Pike are moderately pressure-sensitive. Less than bass, more than catfish. The pattern:

  • Falling pressure: activity bump, particularly in autumn. The pre-front 6-hour window is reliable.
  • Stable pressure: normal feeding rhythm, dictated by light and temperature.
  • Rising post-front: noticeable suppression but not catastrophic. Pike are more "sluggish" than "absent" — you may still catch on slow presentations.

For pike, pressure trend is a useful tiebreaker, not the dominant factor. Water temperature and light usually matter more.

Wind and pike: more important than most think

Pike love wind. Specifically, they love the leeward shore on a windy day. Wind pushes baitfish against one side of the lake; pike follow. Add cloud cover and you have one of the most reliable pike scenarios on any water.

The mistake most anglers make is fishing the calm, sheltered side because it's comfortable. The productive side is the one where casting is hardest. If you can only fish one shore, fish the one the wind is hitting.

Lure size and the "match the digestion" principle

Pike that just ate want small prey or nothing. Pike that haven't eaten in a day want something substantial. This is why big lures outperform small lures in autumn (more pike are between meals) and small lures often outperform big ones in midsummer (most pike ate at dusk yesterday and are still digesting).

Rule of thumb: start with a lure 60–70% the size of the local baitfish in summer, and 100–130% of baitfish size in autumn. Adjust based on what you see in the water.

The blank-day stack

Conditions that reliably produce pike blanks:

  1. Bright sun, clear water, no wind, midday in summer
  2. Sharp post-front pressure rise on a sunny day
  3. Water temperature above 24°C during the day (pike retreat to thermal refuge)
  4. Recent algae bloom (oxygen crash; pike inactive)
  5. Heavily fished water two days after a tournament (educated fish)

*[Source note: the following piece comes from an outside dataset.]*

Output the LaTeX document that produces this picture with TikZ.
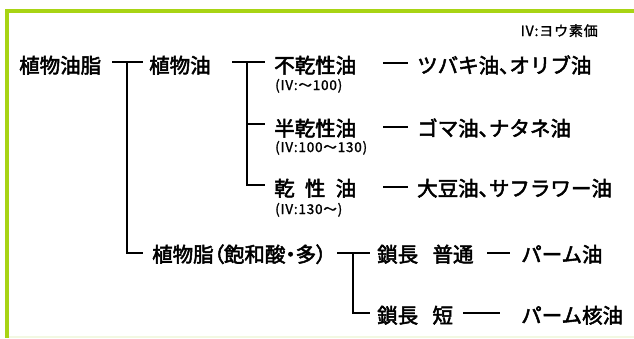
\documentclass[tikz,border=0pt]{standalone}
\usepackage{fontspec}
\setmainfont[RawFeature={embolden=2.5}]{Noto Sans CJK JP}
\newfontfamily\paltfont[RawFeature={+palt;embolden=2.5}]{Noto Sans CJK JP}
\newfontfamily\smallfont[LetterSpace=6, RawFeature={embolden=1.5}]{Noto Sans CJK JP}
\newcommand{\tten}{{\paltfont 、}}
\definecolor{lime}{HTML}{A8D414}
\definecolor{palelime}{HTML}{F2F8E2}
\begin{document}
\begin{tikzpicture}[x=1pt,y=-1pt,
  main/.style={font=\fontsize{20.5pt}{24pt}\selectfont, inner sep=0pt, anchor=base west},
  small/.style={font=\smallfont\fontsize{13.5pt}{16pt}\selectfont, inner sep=0pt, anchor=base west},
  conn/.style={line width=1.5pt, black}]
\useasboundingbox (0,0) rectangle (634,338);
% frame
\fill[lime] (5,9) rectangle (634,13);
\fill[lime] (5,9) rectangle (9,338);
\fill[palelime] (9,336) rectangle (634,338);
% note
\node[small, anchor=base east, font=\smallfont\fontsize{14pt}{16pt}\selectfont] (note) at (598,36) {IV:ヨウ素価};
% nodes
\node[main] (root) at (19,73) {植物油脂};
\node[main] (oil) at (149,73) {植物油};
\node[main] (nd) at (274,73) {不乾性油};
\node[small] (ndiv) at (275,90) {(IV:～100)};
\node[main] (ndex) at (417,73) {ツバキ油\tten オリブ油};
\node[main] (sd) at (274,136) {半乾性油};
\node[small] (sdiv) at (275,152) {(IV:100～130)};
\node[main] (sdex) at (417,136) {ゴマ油\tten ナタネ油};
\node[main] (dr) at (274,196) {\makebox[4em][l]{乾\hfill 性\hfill 油}};
\node[small] (driv) at (275,214) {(IV:130～)};
\node[main] (drex) at (417,196) {大豆油\tten サフラワー油};
\node[main] (fat) at (152,262) {\paltfont 植物脂（飽和酸・多）};
\node[main] (cn) at (377,262) {鎖長\hspace{0.7em}普通};
\node[main] (cnex) at (521,262) {パーム油};
\node[main] (cs) at (377,323) {鎖長\hspace{0.7em}短};
\node[main] (csex) at (521,323) {パーム核油};
% junction coordinates
\coordinate (a1) at (112,62); \coordinate (a2) at (143,62);
\coordinate (av) at (127,62); \coordinate (ab) at (127,253); \coordinate (a3) at (143,253);
\coordinate (b1) at (232,62); \coordinate (b2) at (265,62);
\coordinate (bv) at (247,62); \coordinate (bm) at (247,124); \coordinate (bm2) at (265,124);
\coordinate (bb) at (247,185); \coordinate (bb2) at (265,185);
\coordinate (c1a) at (383,63); \coordinate (c1b) at (408,63);
\coordinate (c2a) at (383,127); \coordinate (c2b) at (408,127);
\coordinate (c3a) at (383,187); \coordinate (c3b) at (408,187);
\coordinate (d1) at (337,253); \coordinate (d2) at (370,253);
\coordinate (dv) at (353,253); \coordinate (db) at (353,313); \coordinate (db2) at (370,313);
\coordinate (e1) at (487,253); \coordinate (e2) at (510,253);
\coordinate (f1) at (463,313); \coordinate (f2) at (500,313);
% connectors
\draw[conn] (a1) -- (a2);
\draw[conn] (av) -- (ab) -- (a3);
\draw[conn] (b1) -- (b2);
\draw[conn] (bv) -- (bb) -- (bb2);
\draw[conn] (bm) -- (bm2);
\draw[conn] (c1a) -- (c1b);
\draw[conn] (c2a) -- (c2b);
\draw[conn] (c3a) -- (c3b);
\draw[conn] (d1) -- (d2);
\draw[conn] (dv) -- (db) -- (db2);
\draw[conn] (e1) -- (e2);
\draw[conn] (f1) -- (f2);
\end{tikzpicture}
\end{document}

If you see two or more of these stacking, save the trip for another day. Pike are too predictable to waste fuel on bad windows.

The high-confidence stack

Conditions that reliably produce active pike:

  1. Falling barometer over the previous 18–24 hours
  2. Water temp in the seasonal optimum (10–18°C is broadly best)
  3. Overcast sky with intermittent light
  4. Steady wind from a consistent direction (creates a leeward concentration)
  5. Dawn or dusk timing in summer; any time in autumn

When you see this stack 48 hours out, plan around it. Use the intervening time to prep tackle, check leaders, and decide on your A-spot and B-spot.

What this means for planning

Pike are unique among popular freshwater predators in that their feeding windows are sharp enough to be predicted. Bass and walleye smear their activity over longer periods; pike cluster theirs into short, intense bursts. That makes pike both the most rewarding species to forecast for — a good prediction can produce a session-of-the-year — and the most punishing if you guess wrong.

The single best habit a pike angler can build is logging sessions with conditions. After 30 logged outings on your local water, you will spot patterns no global guide can give you: which specific bays light up first in spring, which wind direction loads which shore, which moon phase your home lake's pike actually respond to. The general guide gets you started; your log makes you consistent.